> [Short problem]: Write the lines out again, from the top of the material to the line containing "(576,230) -- cycle;", pictures excluded.

## BEGIN Data records

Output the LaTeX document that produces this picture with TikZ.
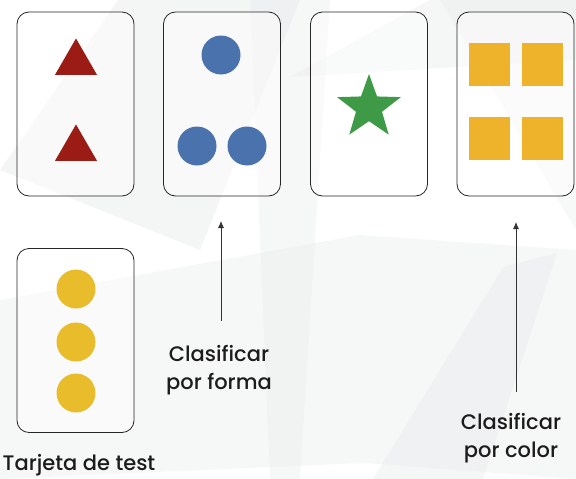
\documentclass[tikz,border=0pt]{standalone}
\usepackage{xcolor}
\usepackage{tikz}
\usepackage{fontspec}
\setmainfont{Poppins}[UprightFont=* Medium]
\usetikzlibrary{shapes.geometric,arrows.meta}

\definecolor{cardred}{HTML}{9B1B15}
\definecolor{cardblue}{HTML}{4A72AC}
\definecolor{cardgreen}{HTML}{3F9A48}
\definecolor{cardorange}{HTML}{EEB32B}
\definecolor{cardyellow}{HTML}{E8BC2A}
\definecolor{shard}{HTML}{E6E8E9}
\definecolor{ink}{HTML}{1C1C1C}

\begin{document}
\begin{tikzpicture}[x=1pt, y=-1pt,
    card/.style={draw=black!85, line width=0.8pt, rounded corners=12pt, fill=white, fill opacity=0.45,
                 minimum width=117pt, minimum height=184pt, inner sep=0pt},
    tri/.style={regular polygon, regular polygon sides=3, fill=cardred, minimum size=48.5pt, inner sep=0pt},
    dot/.style={circle, minimum size=39pt, inner sep=0pt},
    sq/.style={rectangle, fill=cardorange, minimum width=41pt, minimum height=43pt, inner sep=0pt},
    lbl/.style={text=ink, font=\fontsize{21}{28}\selectfont, align=center, anchor=north, inner sep=0pt},
    pointer/.style={draw=black!80, line width=0.8pt, -{Latex[length=7pt,width=6pt]}}]
      \useasboundingbox (0,0) rectangle (576,479);

      % Background shards
      \fill[shard, opacity=0.45] (0,170) -- (118,0) -- (300,0) -- (200,250) -- cycle;
      \fill[shard, opacity=0.35] (250,0) -- (330,0) -- (300,479) -- (270,479) -- cycle;
      \fill[shard, opacity=0.4] (290,77) -- (430,0) -- (576,0) -- (576,60) -- cycle;
      \fill[shard, opacity=0.35] (0,300) -- (360,235) -- (576,250) -- (576,479) -- (363,463) -- (0,479) -- cycle;
      \fill[shard, opacity=0.4] (503,267) -- (373,479) -- (483,479) -- (557,253) -- cycle;
      \fill[shard, opacity=0.3] (440,0) -- (576,0) -- (576,230) -- cycle;

      % Cards
      \node[card] (c1) at (75.5,104) {};
      \node[card] (c2) at (222,104) {};
      \node[card] (c3) at (369,104) {};
      \node[card] (c4) at (515.5,104) {};
      \node[card] (test) at (75.5,340.5) {};

      % Card 1: two triangles
      \node[tri] (t1) at (76,62.7) {};
      \node[tri] (t2) at (76,148.7) {};

      % Card 2: three circles
      \node[dot, fill=cardblue] (d1) at (221,55) {};
      \node[dot, fill=cardblue] (d2) at (197,146) {};
      \node[dot, fill=cardblue] (d3) at (247,146) {};

      % Card 3: one star
      \node[star, star points=5, star point ratio=2.45, fill=cardgreen, minimum size=67pt, inner sep=0pt] (s1) at (369,107.5) {};

      % Card 4: four squares
      \node[sq] (q1) at (489.5,64.5) {};
      \node[sq] (q2) at (542.5,64.5) {};
      \node[sq] (q3) at (489.5,138.5) {};
      \node[sq] (q4) at (542.5,138.5) {};

      % Test card: three circles
      \node[dot, fill=cardyellow] (y1) at (76,289) {};
      \node[dot, fill=cardyellow] (y2) at (76,342) {};
      \node[dot, fill=cardyellow] (y3) at (76,393) {};

      % Labels
      \node[lbl] (forma) at (219,345) {Clasificar\\por forma};
      \node[lbl] (color) at (511,413) {Clasificar\\por color};
      \node[lbl] (testlbl) at (79,454) {Tarjeta de test};

      % Arrows
      \coordinate (a1s) at (221,321);
      \coordinate (a1e) at (221,221);
      \coordinate (a2s) at (516,392);
      \coordinate (a2e) at (516,222);
      \draw[pointer] (a1s) -- (a1e);
      \draw[pointer] (a2s) -- (a2e);
\end{tikzpicture}
\end{document}
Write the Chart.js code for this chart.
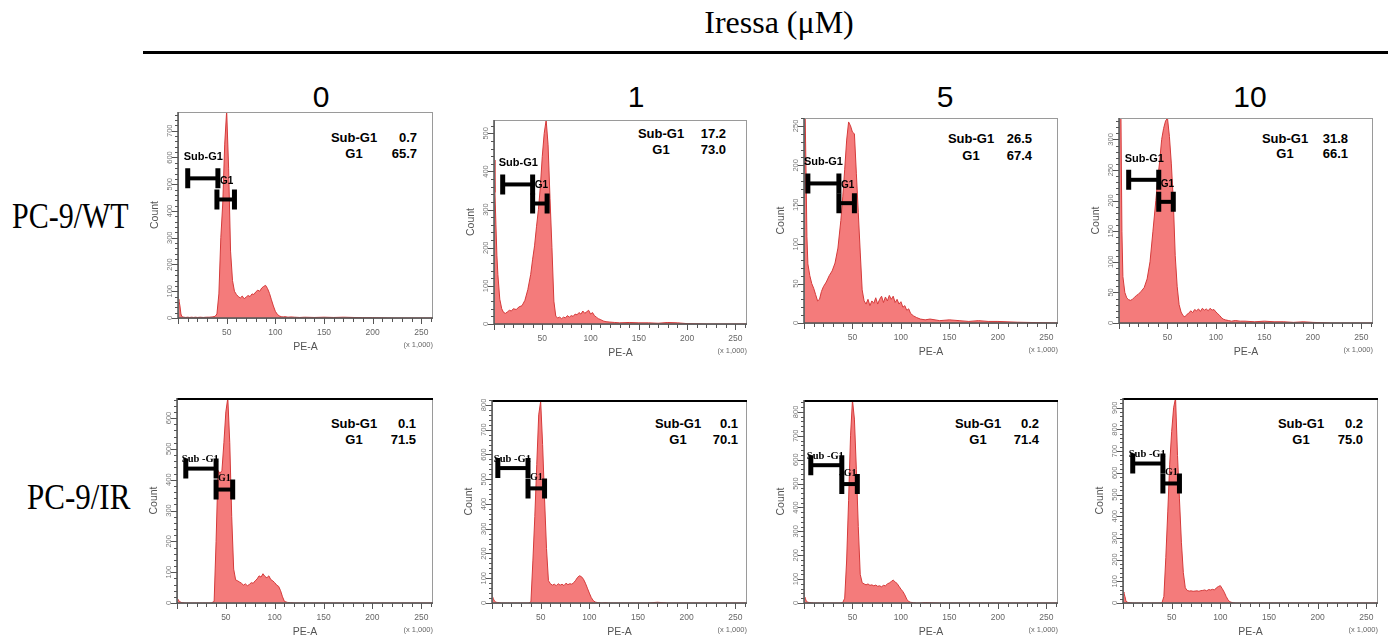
<!DOCTYPE html>
<html><head><meta charset="utf-8">
<script src="https://cdn.jsdelivr.net/npm/chart.js@4.4.1/dist/chart.umd.min.js"></script>
<style>
html,body{margin:0;padding:0;background:#fff}
body{width:1392px;height:639px;position:relative;overflow:hidden;font-family:"Liberation Sans",Arial,sans-serif}
.abs{position:absolute;white-space:nowrap;color:#000}
canvas{position:absolute}
</style></head><body>
<script>
// ---------------- DATA ----------------
const peValues = [0,1,2,3,4,6,8,10,12,14, 16,18,20,23,26,29,32,35,38,40, 42,44,46,48,50,52,54,56,58,60, 62,64,66,68,70,72,74,76,78,80, 82,84,86,88,90,92,94,96,98,100, 102,104,106,108,110,113,116,120,125,130, 140,150,160,170,180,190,200,220,262];

const countWT0  = [70,65,45,15,5,3,2,3,2,3, 2,3,2,3,2,3,3,4,6,15, 90,300,430,650,775,560,250,140,100,88, 80,75,82,72,78,84,80,90,88,98, 104,100,112,118,122,110,92,68,45,25, 14,8,5,4,5,3,4,3,2,3, 2,3,2,3,2,1,1,0,0];
const countWT1  = [430,345,260,180,130,65,40,30,28,32, 36,34,40,38,45,48,62,90,130,170, 205,255,300,360,440,500,535,470,330,200, 60,20,16,18,14,18,16,22,18,22, 20,26,24,30,26,34,28,32,36,26, 30,22,18,14,12,8,6,5,4,3, 4,3,3,2,4,3,1,0,0];
const countWT5  = [300,280,200,110,75,60,50,44,36,28, 30,40,46,52,60,66,76,95,130,160, 195,232,255,250,242,240,190,140,90,42, 28,24,30,22,28,25,32,24,30,34, 26,33,28,35,30,34,26,30,24,27, 20,22,16,18,12,9,7,5,4,5, 3,4,3,2,3,2,2,1,0];
const countWT10 = [400,380,340,150,76,50,41,38,37,39, 42,45,47,52,58,72,100,150,200,235, 265,300,318,330,335,305,260,200,110,60, 30,18,12,10,14,16,20,17,22,20, 23,19,24,21,23,20,24,21,22,18, 15,12,8,6,5,4,3,4,3,3, 2,3,2,2,1,2,1,0,0];
const countIR0  = [12,10,8,4,2,1,0,0,0,0, 0,0,0,0,0,0,0,0,5,200, 430,420,430,520,620,665,520,280,110,75, 72,68,64,58,62,56,60,66,64,72, 78,88,84,95,86,82,88,76,72,66, 58,54,40,20,5,2,1,0,0,0, 0,0,0,0,0,0,0,0,0];
const countIR1  = [22,20,12,6,3,2,1,0,0,0, 0,0,0,0,0,0,0,0,0,5, 170,350,560,760,815,640,420,220,90,78, 72,76,70,78,72,76,70,80,74,78, 76,82,92,104,110,106,96,80,60,40, 22,10,4,2,1,0,1,0,0,0, 0,0,0,3,0,0,0,0,0];
const countIR5  = [25,22,12,5,3,2,1,0,0,0, 0,0,0,0,0,0,0,0,0,2, 20,180,430,700,850,770,560,320,120,85, 80,76,80,74,76,72,75,70,72,68, 74,72,80,84,90,96,88,82,70,58, 48,34,16,6,3,1,0,0,2,1, 0,0,0,0,0,0,0,0,0];
const countIR10 = [50,45,30,10,4,2,1,0,0,0, 0,0,0,0,0,0,0,0,0,0, 30,210,420,640,790,900,945,680,480,280, 140,70,58,55,56,54,55,56,54,57, 58,60,56,62,60,63,60,70,76,80, 66,50,30,14,5,1,0,0,0,0, 0,0,0,0,0,0,0,0,0];

const iressaDoses = ['0','1','5','10'];
const cellLines = ['PC-9/WT','PC-9/IR'];
const countMax   = [770,535,260,335,665,820,850,945];
const countMajor = [100,100,50,50,100,100,100,100];
const peTicks = [50,100,150,200,250];
const subG1Pct = ['0.7','17.2','26.5','31.8','0.1','0.1','0.2','0.2'];
const g1Pct    = ['65.7','73.0','67.4','66.1','71.5','70.1','71.4','75.0'];
// gates: [start, end, count level]
const gateSubG1 = [[10,41,522],[9,40,366],[4,36,177],[10,41,234],[9,40,436],[6,37,545],[7,39,577],[10,41,643]];
const gateG1    = [[40,58,443],[40,55,316],[36,52,152],[41,56,198],[40,57,368],[37,54,463],[39,55,498],[41,58,551]];

const panelSeries = [countWT0,countWT1,countWT5,countWT10,countIR0,countIR1,countIR5,countIR10];

// ---------------- LAYOUT ----------------
const boxes = [[178,112,433,318],[494,120,747,324],[804,118,1058,323],[1119,118,1373,323],
               [177,398,433,603],[492,400,747,603],[804,400,1058,603],[1123,398,1378,603]];
const statsPos = [[354,417,137,153],[661,726,133,149],[971,1032,138,155],[1285,1348,138,153],
                  [354,416,423,439],[678,738,423,439],[978,1039,423,439],[1301,1363,423,439]];

function addText(str, x, baseline, size, family, weight, align, opts) {
  opts = opts || {};
  const d = document.createElement('div');
  d.className = 'abs';
  d.textContent = str;
  const k = family.indexOf('Serif') >= 0 ? 0.8375 : 0.8465;
  const sy = opts.scaleY || 1;
  d.style.font = weight + ' ' + size + 'px "' + family + '"';
  d.style.lineHeight = '1';
  d.style.top = (baseline - k * size * sy) + 'px';
  let tr = '';
  if (align === 'center') { d.style.left = x + 'px'; tr += 'translateX(-50%) '; }
  else if (align === 'right') { d.style.right = (1392 - x) + 'px'; }
  else { d.style.left = x + 'px'; }
  if (sy !== 1) { tr += 'scaleY(' + sy + ')'; d.style.transformOrigin = '0 0'; }
  if (tr) d.style.transform = tr;
  if (opts.color) d.style.color = opts.color;
  document.body.appendChild(d);
  return d;
}

// Header
addText('Iressa (\u03bcM)', 779, 33, 32, 'Liberation Serif', 'normal', 'center');
const rule = document.createElement('div');
rule.className = 'abs';
Object.assign(rule.style, {left:'143px', top:'51px', width:'1245px', height:'3px', background:'#000'});
document.body.appendChild(rule);
const doseX = [321, 636, 945, 1250];
iressaDoses.forEach((d, i) => addText(d, doseX[i], 107, 30, 'Liberation Sans', 'normal', 'center'));
addText(cellLines[0], 12, 228, 30, 'Liberation Serif', 'normal', 'left', {scaleY:1.2});
addText(cellLines[1], 27, 509, 31, 'Liberation Serif', 'normal', 'left', {scaleY:1.18});

// Stats text
for (let i = 0; i < 8; i++) {
  const [cx, rx, y1, y2] = statsPos[i];
  const fs = 13;
  const off = 0.358 * fs;
  addText('Sub-G1', cx, y1 + off, fs, 'Liberation Sans', 'bold', 'center');
  addText('G1', cx, y2 + off, fs, 'Liberation Sans', 'bold', 'center');
  addText(subG1Pct[i], rx, y1 + off, fs, 'Liberation Sans', 'bold', 'right');
  addText(g1Pct[i], rx, y2 + off, fs, 'Liberation Sans', 'bold', 'right');
}

// ---------------- PLUGIN ----------------
const panelDeco = {
  id: 'panelDeco',
  afterDatasetsDraw(chart, args, o) {
    const ctx = chart.ctx, a = chart.chartArea, x = chart.scales.x, y = chart.scales.y;
    ctx.save();
    // frame
    ctx.strokeStyle = '#9a9a9a'; ctx.lineWidth = 1;
    ctx.strokeRect(a.left + 0.5, a.top + 0.5, a.right - a.left - 1, a.bottom - a.top);
    if (o.row === 1) {
      ctx.strokeStyle = '#000'; ctx.lineWidth = 2;
      ctx.beginPath(); ctx.moveTo(a.left, a.top + 1); ctx.lineTo(a.right, a.top + 1); ctx.stroke();
    }
    ctx.strokeStyle = '#555'; ctx.lineWidth = 1.5;
    ctx.beginPath(); ctx.moveTo(a.left, a.top); ctx.lineTo(a.left, a.bottom); ctx.lineTo(a.right, a.bottom); ctx.stroke();
    // x ticks
    ctx.lineWidth = 1; ctx.strokeStyle = '#555';
    for (let v = 0; v <= x.max; v += 10) {
      const px = Math.round(x.getPixelForValue(v)) + 0.5;
      const len = v % 50 === 0 ? 6 : 4;
      ctx.beginPath(); ctx.moveTo(px, a.bottom); ctx.lineTo(px, a.bottom + len); ctx.stroke();
    }
    ctx.fillStyle = '#666'; ctx.font = '8.5px "Liberation Sans"'; ctx.textAlign = 'center'; ctx.textBaseline = 'middle';
    o.xLabels.forEach(v => ctx.fillText(String(v), x.getPixelForValue(v), a.bottom + 15));
    ctx.fillStyle = '#555'; ctx.font = '10.5px "Liberation Sans"';
    ctx.fillText('PE-A', (a.left + a.right) / 2, a.bottom + 29);
    ctx.font = '7.5px "Liberation Sans"'; ctx.textAlign = 'right'; ctx.fillStyle = '#666';
    ctx.fillText('(x 1,000)', a.right, a.bottom + 27);
    // y ticks
    const step = o.major / 5;
    for (let v = 0; v <= y.max + 0.01; v += step) {
      const py = Math.round(y.getPixelForValue(v)) + 0.5;
      const isMaj = Math.abs(v % o.major) < 1e-6;
      ctx.beginPath(); ctx.moveTo(a.left, py); ctx.lineTo(a.left - (isMaj ? 6 : 3), py); ctx.stroke();
      if (isMaj) {
        ctx.save();
        ctx.translate(a.left - 8, y.getPixelForValue(v));
        ctx.rotate(-Math.PI / 2);
        ctx.font = '7.5px "Liberation Sans"'; ctx.fillStyle = '#777'; ctx.textAlign = 'center'; ctx.textBaseline = 'middle';
        ctx.fillText(String(v), 0, 0);
        ctx.restore();
      }
    }
    ctx.save();
    ctx.translate(a.left - 23, (a.top + a.bottom) / 2);
    ctx.rotate(-Math.PI / 2);
    ctx.font = '10.5px "Liberation Sans"'; ctx.fillStyle = '#555'; ctx.textAlign = 'center'; ctx.textBaseline = 'middle';
    ctx.fillText('Count', 0, 0);
    ctx.restore();
    // gates
    function gate(g) {
      const X1 = x.getPixelForValue(g[0]), X2 = x.getPixelForValue(g[1]), Y = y.getPixelForValue(g[2]);
      ctx.strokeStyle = '#000';
      ctx.lineWidth = 4; ctx.beginPath(); ctx.moveTo(X1, Y); ctx.lineTo(X2, Y); ctx.stroke();
      ctx.lineWidth = 5; ctx.beginPath();
      ctx.moveTo(X1, Y - 10); ctx.lineTo(X1, Y + 10);
      ctx.moveTo(X2, Y - 10); ctx.lineTo(X2, Y + 10); ctx.stroke();
      return {X1, X2, Y};
    }
    const s = gate(o.sub), g = gate(o.g1);
    ctx.fillStyle = '#000'; ctx.textAlign = 'left'; ctx.textBaseline = 'middle';
    if (o.row === 0) {
      ctx.font = 'bold 11px "Liberation Sans"';
      ctx.fillText('Sub-G1', s.X1 - 4, s.Y - 21);
      ctx.font = 'bold 10px "Liberation Sans"';
      ctx.fillText('G1', s.X2 + 2, g.Y - 18);
    } else {
      ctx.font = 'bold 10.5px "Liberation Serif"';
      ctx.fillText('Sub -G1', s.X1 - 4, s.Y - 9);
      ctx.font = 'bold 10px "Liberation Serif"';
      ctx.fillText('G1', s.X2 + 2, g.Y - 11);
    }
    ctx.restore();
  }
};

// ---------------- CHARTS ----------------
for (let i = 0; i < 8; i++) {
  const [L, T, R, B] = boxes[i];
  const cv = document.createElement('canvas');
  const w = (R - L) + 51, h = (B - T) + 46;
  cv.width = w; cv.height = h;
  cv.style.left = (L - 45) + 'px'; cv.style.top = (T - 6) + 'px';
  cv.style.width = w + 'px'; cv.style.height = h + 'px';
  document.body.appendChild(cv);
  const series = panelSeries[i];
  new Chart(cv.getContext('2d'), {
    type: 'line',
    data: {
      datasets: [{
        data: peValues.map((v, k) => ({x: v, y: series[k]})),
        borderColor: '#d43a3a',
        backgroundColor: '#f47b7b',
        borderWidth: 1,
        fill: 'origin',
        pointRadius: 0,
        tension: 0
      }]
    },
    options: {
      responsive: false,
      animation: false,
      devicePixelRatio: 1,
      layout: {padding: {top: 6, right: 6, left: 0, bottom: 0}},
      plugins: {
        legend: {display: false},
        tooltip: {enabled: false},
        panelDeco: {row: i < 4 ? 0 : 1, major: countMajor[i], sub: gateSubG1[i], g1: gateG1[i], xLabels: peTicks}
      },
      scales: {
        x: {type: 'linear', min: 0, max: 262, grid: {display: false}, border: {display: false},
            ticks: {display: false}, afterFit: s => { s.height = 40; }},
        y: {type: 'linear', min: 0, max: countMax[i], grid: {display: false}, border: {display: false},
            ticks: {display: false}, afterFit: s => { s.width = 45; }}
      }
    },
    plugins: [panelDeco]
  });
}
</script>
</body></html>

## END Data records

> [Result of the task]:
Output the LaTeX document that produces this picture with TikZ.
\documentclass[tikz,border=0pt]{standalone}
\usepackage{xcolor}
\usepackage{tikz}
\usepackage{fontspec}
\setmainfont{Poppins}[UprightFont=* Medium]
\usetikzlibrary{shapes.geometric,arrows.meta}

\definecolor{cardred}{HTML}{9B1B15}
\definecolor{cardblue}{HTML}{4A72AC}
\definecolor{cardgreen}{HTML}{3F9A48}
\definecolor{cardorange}{HTML}{EEB32B}
\definecolor{cardyellow}{HTML}{E8BC2A}
\definecolor{shard}{HTML}{E6E8E9}
\definecolor{ink}{HTML}{1C1C1C}

\begin{document}
\begin{tikzpicture}[x=1pt, y=-1pt,
    card/.style={draw=black!85, line width=0.8pt, rounded corners=12pt, fill=white, fill opacity=0.45,
                 minimum width=117pt, minimum height=184pt, inner sep=0pt},
    tri/.style={regular polygon, regular polygon sides=3, fill=cardred, minimum size=48.5pt, inner sep=0pt},
    dot/.style={circle, minimum size=39pt, inner sep=0pt},
    sq/.style={rectangle, fill=cardorange, minimum width=41pt, minimum height=43pt, inner sep=0pt},
    lbl/.style={text=ink, font=\fontsize{21}{28}\selectfont, align=center, anchor=north, inner sep=0pt},
    pointer/.style={draw=black!80, line width=0.8pt, -{Latex[length=7pt,width=6pt]}}]
      \useasboundingbox (0,0) rectangle (576,479);

      % Background shards
      \fill[shard, opacity=0.45] (0,170) -- (118,0) -- (300,0) -- (200,250) -- cycle;
      \fill[shard, opacity=0.35] (250,0) -- (330,0) -- (300,479) -- (270,479) -- cycle;
      \fill[shard, opacity=0.4] (290,77) -- (430,0) -- (576,0) -- (576,60) -- cycle;
      \fill[shard, opacity=0.35] (0,300) -- (360,235) -- (576,250) -- (576,479) -- (363,463) -- (0,479) -- cycle;
      \fill[shard, opacity=0.4] (503,267) -- (373,479) -- (483,479) -- (557,253) -- cycle;
      \fill[shard, opacity=0.3] (440,0) -- (576,0) -- (576,230) -- cycle;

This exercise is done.